Question #b7513

1 Answer

Answer:

#"56.74 g"#

Explanation:

Firstly, we need to determine whether the quantity of #C_2H_4# we have or the quantity of #O_2# we have is the limiting factor in how much product can be produced.

The reaction proceeds as;

#C_2H_4 + 3O_2 -> 2CO_2 + 2H_2O#

This means that for every 1 mol of ethene that reacts we need 3 mols of oxygen.

We are told that we have 32.10g of ethene. This translates to 1.15mols.

#"no. of mols" = "mass"/"Relative Atomic Mass" = "32.10g" / ("28 gmol"^-1) = "1.15 mols"#

This means that to combust 32.10g of ethene, we would need 3.45mols of Oxygen (3 x 1.15 mols). BUT we only have 64.00g of oxygen, so we need to know how many mols of oxygen we have.

#"no. of mols" = "mass"/"Relative Atomic Mass" = "64.00" / ("32 gmol"^-1) = "2 mols"#

2mols is LESS than the 3.45mols of #O_2# that we would need to completely combust 32.10g of ethene. Therefore we have to understand that not all the ethene will be reacted in this combustion - but we need to work out how many mols of ethene will react.

If we need 1 mol of ethene for 3 mols of oxygen, then 2 mols of oxygen needs 0.67mols of ethene #(2/3)#.

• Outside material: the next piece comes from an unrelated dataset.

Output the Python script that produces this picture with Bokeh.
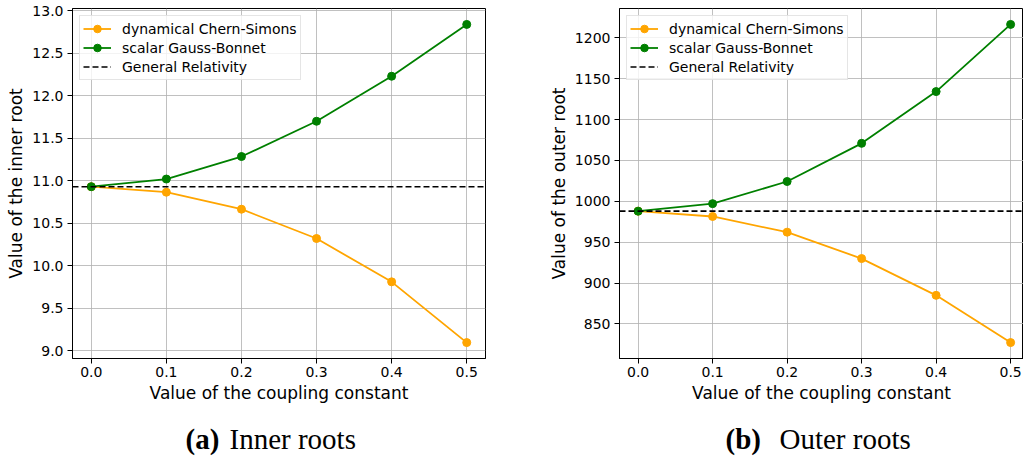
from bokeh.plotting import figure
from bokeh.models import Range1d, FixedTicker, PrintfTickFormatter, Span
from bokeh.layouts import column, row
from bokeh.embed import file_html
from bokeh.resources import INLINE
from bokeh.core.properties import value

# ---------------- data ----------------
coupling = [0.0, 0.1, 0.2, 0.3, 0.4, 0.5]

inner_dcs = [10.93, 10.865, 10.665, 10.32, 9.81, 9.095]
inner_sgb = [10.93, 11.02, 11.285, 11.70, 12.23, 12.84]
inner_gr = 10.93

outer_dcs = [988.0, 981.5, 962.3, 930.0, 885.0, 827.2]
outer_sgb = [988.0, 997.2, 1024.3, 1071.0, 1134.3, 1216.5]
outer_gr = 988.0

inner_yticks = [9.0, 9.5, 10.0, 10.5, 11.0, 11.5, 12.0, 12.5, 13.0]
outer_yticks = [850, 900, 950, 1000, 1050, 1100, 1150, 1200]

series_names = ["dynamical Chern-Simons", "scalar Gauss-Bonnet", "General Relativity"]
captions_bold = ["(a)", "(b)"]
captions_text = ["Inner roots", "Outer roots"]

ORANGE = "#FFA500"
GREEN = "#008000"
FONT = "DejaVu Sans"


def padded(vals, frac=0.05):
    lo, hi = min(vals), max(vals)
    s = hi - lo
    return lo - frac * s, hi + frac * s


def panel(dcs, sgb, gr, yticks, yfmt, ylabel, width, x_end, min_left, min_right):
    y0, y1 = padded(dcs + sgb)
    p = figure(width=width, height=405, output_backend="svg", toolbar_location=None,
               x_range=Range1d(-0.025, x_end), y_range=Range1d(y0, y1),
               min_border_left=min_left, min_border_right=min_right,
               min_border_top=8, min_border_bottom=45)
    p.background_fill_color = "white"
    p.border_fill_color = "white"
    p.outline_line_color = "black"
    p.outline_line_width = 1
    p.outline_line_alpha = 1

    for g in (p.xgrid, p.ygrid):
        g.grid_line_color = "#b0b0b0"
        g.grid_line_width = 1
        g.grid_line_alpha = 0.8

    p.xaxis.ticker = FixedTicker(ticks=coupling)
    p.yaxis.ticker = FixedTicker(ticks=yticks)
    p.xaxis.formatter = PrintfTickFormatter(format="%.1f")
    p.yaxis.formatter = PrintfTickFormatter(format=yfmt)
    p.xaxis.axis_label = "Value of the coupling constant"
    p.yaxis.axis_label = ylabel
    for ax in (p.xaxis, p.yaxis):
        ax.axis_label_text_font = FONT
        ax.axis_label_text_font_style = "normal"
        ax.axis_label_text_font_size = "17px"
        ax.axis_label_text_color = "black"
        ax.major_label_text_font = FONT
        ax.major_label_text_font_size = "14px"
        ax.major_label_text_color = "black"
        ax.major_tick_out = 5
        ax.major_tick_in = 0
        ax.minor_tick_out = 0
        ax.minor_tick_in = 0
        ax.axis_line_color = "black"
        ax.major_tick_line_color = "black"
        ax.major_label_standoff = 4
        ax.axis_label_standoff = 3
    p.xaxis.major_label_standoff = 3
    p.xaxis.axis_label_standoff = 3

    p.line(coupling, dcs, line_color=ORANGE, line_width=1.8, legend_label=series_names[0])
    p.scatter(coupling, dcs, marker="circle", size=8, fill_color=ORANGE, line_color=ORANGE,
              legend_label=series_names[0])
    p.line(coupling, sgb, line_color=GREEN, line_width=1.8, legend_label=series_names[1])
    p.scatter(coupling, sgb, marker="circle", size=8, fill_color=GREEN, line_color=GREEN,
              legend_label=series_names[1])

    span = Span(location=gr, dimension="width", line_color="black", line_width=1.6,
                line_dash="6 3")
    p.add_layout(span)
    # legend entry for the horizontal reference line (the Span draws the line itself)
    p.line([coupling[0], coupling[0]], [gr, gr], line_color="black", line_width=1.6,
           line_dash="6 3", legend_label=series_names[2])

    lg = p.legend[0]
    lg.location = "top_left"
    lg.label_text_font = FONT
    lg.label_text_font_size = "14px"
    lg.label_text_color = "black"
    lg.glyph_width = 28
    lg.glyph_height = 19
    lg.label_height = 19
    lg.label_standoff = 11
    lg.spacing = 0
    lg.padding = 3
    lg.margin = 7
    lg.border_line_color = "#cccccc"
    lg.border_line_width = 1
    lg.background_fill_color = "white"
    lg.background_fill_alpha = 0.8
    return p


p1 = panel(inner_dcs, inner_sgb, inner_gr, inner_yticks, "%.1f",
           "Value of the inner root", 545, 0.525, 72, 60)
p2 = panel(outer_dcs, outer_sgb, outer_gr, outer_yticks, "%d",
           "Value of the outer root", 478, 0.5173, 71, 0)

cap = figure(width=1023, height=54, output_backend="svg", toolbar_location=None,
             x_range=Range1d(0, 1023), y_range=Range1d(0, 54),
             x_axis_type=None, y_axis_type=None, min_border=0)
cap.grid.visible = False
cap.outline_line_color = None
cap.background_fill_color = "white"
cap.border_fill_color = "white"
cap.text(x=[185, 725], y=[21, 21], text=captions_bold, text_font=value("Liberation Serif"),
         text_font_size="29px", text_font_style="bold", text_color="black",
         text_align="left", text_baseline="alphabetic")
cap.text(x=[229, 779], y=[21, 21], text=captions_text, text_font=value("Liberation Serif"),
         text_font_size="29px", text_font_style="normal", text_color="black",
         text_align="left", text_baseline="alphabetic")

layout = column(row(p1, p2), cap)
open("out.html", "w").write(file_html(layout, INLINE))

Now, if you look at the original reaction; 1mol of ethene reacts to produce 2 mols of #CO_2#. So in this case, 1.34mols of #CO_2# is produced (#2*0.67#).

We can now work out the mass of #CO_2# produced;

#"mass" = "number of mols" xx "relative atomic mass" = 1.34 xx 44 = "58.52 g"#

We are however told that the reaction proceeds with a #97%# yield. Therefore;

#"58.52 g" xx 0.97 = "56.74 g"#